Defunct roller coaster

Black Hole, briefly known as Black Hole II (1988) and New Black Hole (1989), was an enclosed steel roller coaster located at Alton Towers theme park near Alton in the English shire county of Staffordshire, United Kingdom. Manufactured by Anton Schwarzkopf and designed by Werner Stengel, the Jet Star 2 model opened to public in 1984 and operated until 2005. The track layout was enclosed within a large tent-like structure to provide a dark ride experience. The structure was a large green and yellow PVC-covered structure (which was re-themed in 1998 and re-coloured in blue), designed by Rudi Enos.

==History==
Taking the place of the former Dinosaur Land attraction, which had then been moved into storage, the modular steel track for Black Hole was constructed by Anton Schwarzkopf. The roller coaster was given a space theme and debuted at the park in 1984.
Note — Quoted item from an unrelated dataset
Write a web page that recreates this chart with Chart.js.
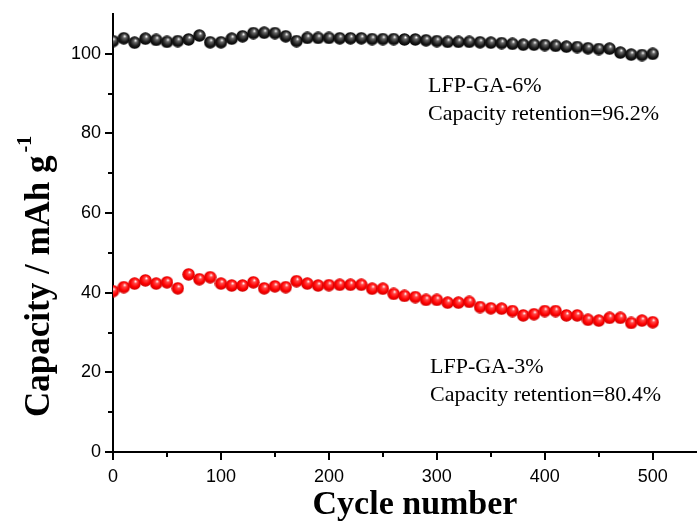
<!DOCTYPE html>
<html>
<head>
<meta charset="utf-8">
<script src="https://cdn.jsdelivr.net/npm/chart.js@4.4.1/dist/chart.umd.min.js"></script>
<style>
  html, body { margin: 0; padding: 0; background: #fff; }
  #wrap { width: 697px; height: 525px; }
</style>
</head>
<body>
<div id="wrap"><canvas id="capChart" width="697" height="525"></canvas></div>
<script>
// cycle numbers (every 10 cycles)
const cycles = [0, 10, 20, 30, 40, 50, 60, 70, 80, 90,
    100, 110, 120, 130, 140, 150, 160, 170, 180, 190,
    200, 210, 220, 230, 240, 250, 260, 270, 280, 290,
    300, 310, 320, 330, 340, 350, 360, 370, 380, 390,
    400, 410, 420, 430, 440, 450, 460, 470, 480, 490, 500];

// LFP-GA-6% capacity, mAh/g
const cap6 = [103.2, 103.9, 102.8, 103.8, 103.5, 103.0, 103.2, 103.6, 104.6, 102.9,
    102.9, 103.8, 104.4, 105.2, 105.3, 105.2, 104.4, 103.2, 104.0, 104.0,
    104.0, 103.9, 103.9, 103.9, 103.7, 103.7, 103.7, 103.6, 103.6, 103.4,
    103.2, 103.0, 103.0, 103.0, 102.9, 102.8, 102.7, 102.5, 102.3, 102.3,
    102.2, 102.0, 101.8, 101.7, 101.4, 101.2, 101.3, 100.3, 99.8, 99.7, 100.0];

// LFP-GA-3% capacity, mAh/g
const cap3 = [40.4, 41.4, 42.3, 43.1, 42.3, 42.6, 41.1, 44.6, 43.4, 43.9,
    42.3, 41.8, 41.8, 42.6, 41.1, 41.6, 41.4, 42.9, 42.3, 41.8,
    41.9, 42.0, 42.0, 42.0, 41.0, 41.0, 39.7, 39.2, 38.9, 38.2,
    38.2, 37.5, 37.5, 37.7, 36.4, 36.1, 36.0, 35.4, 34.3, 34.6,
    35.4, 35.4, 34.3, 34.3, 33.2, 33.0, 33.7, 33.7, 32.4, 33.0, 32.6];

const xTicks = [0, 100, 200, 300, 400, 500];
const yTicks = [0, 20, 40, 60, 80, 100];
const xMinor = [50, 150, 250, 350, 450];
const yMinor = [10, 30, 50, 70, 90];

const notes = [
    { lines: ['LFP-GA-6%', 'Capacity retention=96.2%'], x: 428, y: 92 },
    { lines: ['LFP-GA-3%', 'Capacity retention=80.4%'], x: 430, y: 373 }
];

// shiny ball markers
function ball(light, mid, dark) {
    const c = document.createElement('canvas');
    c.width = 13; c.height = 13;
    const g = c.getContext('2d');
    const grad = g.createRadialGradient(7.6, 4.2, 0.3, 6.5, 6.5, 6.5);
    grad.addColorStop(0, '#ffffff');
    grad.addColorStop(0.22, light);
    grad.addColorStop(0.65, mid);
    grad.addColorStop(1, dark);
    g.fillStyle = grad;
    g.beginPath();
    g.arc(6.5, 6.5, 6.2, 0, Math.PI * 2);
    g.fill();
    return c;
}
const blackBall = ball('#6a6a6a', '#1a1a1a', '#000000');
const redBall = ball('#ff4a4a', '#ff0000', '#c80000');

const serif = '"Liberation Serif", "Times New Roman", serif';
const sans = '"Liberation Sans", Arial, sans-serif';

const extras = {
    id: 'extras',
    afterDraw(chart) {
        const ctx = chart.ctx;
        const xs = chart.scales.x, ys = chart.scales.y;
        const area = chart.chartArea;
        ctx.save();
        // minor ticks
        ctx.strokeStyle = '#000';
        ctx.lineWidth = 2;
        ctx.beginPath();
        xMinor.forEach(v => {
            const px = Math.round(xs.getPixelForValue(v));
            ctx.moveTo(px, area.bottom);
            ctx.lineTo(px, area.bottom + 5);
        });
        yMinor.forEach(v => {
            const py = Math.round(ys.getPixelForValue(v));
            ctx.moveTo(area.left, py);
            ctx.lineTo(area.left - 5, py);
        });
        ctx.stroke();

        // annotations
        ctx.fillStyle = '#000';
        ctx.font = '22px ' + serif;
        ctx.textBaseline = 'alphabetic';
        ctx.textAlign = 'left';
        notes.forEach(n => {
            n.lines.forEach((t, i) => ctx.fillText(t, n.x, n.y + i * 28));
        });

        // x title
        ctx.font = 'bold 34px ' + serif;
        ctx.textAlign = 'center';
        ctx.fillText('Cycle number', 415, 514);

        // y title with superscript
        ctx.font = 'bold 35px ' + serif;
        ctx.translate(49, 417);
        ctx.rotate(-Math.PI / 2);
        ctx.textAlign = 'left';
        const main = 'Capacity / mAh g';
        ctx.fillText(main, 0, 0);
        const w = ctx.measureText(main).width;
        ctx.font = 'bold 20px ' + serif;
        ctx.fillText('-1', w + 3, -18);
        ctx.restore();
    }
};

new Chart(document.getElementById('capChart'), {
    type: 'scatter',
    data: {
        datasets: [{
            label: 'LFP-GA-6%',
            data: cycles.map((c, i) => ({ x: c, y: cap6[i] })),
            pointStyle: blackBall,
            pointRadius: 6,
            pointHoverRadius: 6
        }, {
            label: 'LFP-GA-3%',
            data: cycles.map((c, i) => ({ x: c, y: cap3[i] })),
            pointStyle: redBall,
            pointRadius: 6,
            pointHoverRadius: 6
        }]
    },
    options: {
        responsive: false,
        animation: false,
        devicePixelRatio: 1,
        layout: { autoPadding: false, padding: { top: 14, right: 0, left: 0, bottom: 0 } },
        plugins: {
            legend: { display: false },
            tooltip: { enabled: false }
        },
        scales: {
            x: {
                type: 'linear',
                min: 0,
                max: 541,
                afterFit: s => { s.height = 73; s.paddingLeft = 0; s.paddingRight = 0; },
                afterBuildTicks: s => { s.ticks = xTicks.map(v => ({ value: v })); },
                border: { color: '#000', width: 2 },
                grid: { drawOnChartArea: false, drawTicks: true, tickLength: 8, color: '#000', lineWidth: 2 },
                ticks: { color: '#000', padding: 6, font: { family: sans, size: 18 }, maxRotation: 0 }
            },
            y: {
                type: 'linear',
                min: 0,
                max: 110,
                afterFit: s => { s.width = 113; s.paddingTop = 0; s.paddingBottom = 0; },
                afterBuildTicks: s => { s.ticks = yTicks.map(v => ({ value: v })); },
                border: { color: '#000', width: 2 },
                grid: { drawOnChartArea: false, drawTicks: true, tickLength: 8, color: '#000', lineWidth: 2 },
                ticks: { color: '#000', padding: 4, font: { family: sans, size: 18 } }
            }
        }
    },
    plugins: [extras]
});
</script>
</body>
</html>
In 1985, the bottom of the first drop was modified slightly to make the ride run more smoothly. Lights were also added to the lift, so that riders were able to brace themselves for the first drop. For the 1988 season, Black Hole was dismantled and transported to Europe, where it had an overhaul by BHS (later becoming Maurer Söhne) of Peißenberg in Germany, to accommodate dual-car trains. The reconstructed roller coaster reopened, and was briefly named Black Hole II in 1988, and then New Black Hole in 1989, before reverting to its original name.

The opening of Oblivion in 1998 led to the redevelopment of Fantasy World, which became known as X-Sector. Black Hole underwent another refurbishment and was integrated into the new themed area. The colour scheme of the original tent was changed from yellow and green to a dark blue, and the entrance was revamped to reflect the X-Sector theme. Its interior was redesigned, featuring a modified queue layout and station, which were restyled with a Jules Verne theme.

In later years, the Black Hole became costly to maintain, and the park decided to close the attraction in 2005. The roller coaster track was dismantled and sold in 2007. There were no confirmed plans to reuse the site, and the tent remained unused for several years.

During a question-and-answer session in 2010 celebrating the opening of TH13TEEN, it was confirmed by John Wardley and then-marketing director Morwenna Angove that preparation for a new roller coaster in 2013 had begun, and that the former site of Black Hole was being considered for the location. A planning application for the Black Hole site was submitted in early 2012 and approved by Staffordshire Moorlands District Council. The large tent which housed the now former Black Hole was eventually dismantled in April 2012 to make way for The Smiler.

==Scare mazes==

During the park's annual Halloween Scarefest event in October 2011, the former Black Hole tent was used to house two temporary scare maze attractions. This was the first time the structure had been put to public use since the attraction's closure in March 2005.

==Relocation==
After a renovation from Gerstlauer, the former Black Hole ride was transported to Sweden and reopened as Rocket at Furuvik Zoo on 21 May 2011.

In late 2021, Furuvik Zoo put the rollercoaster up for sale.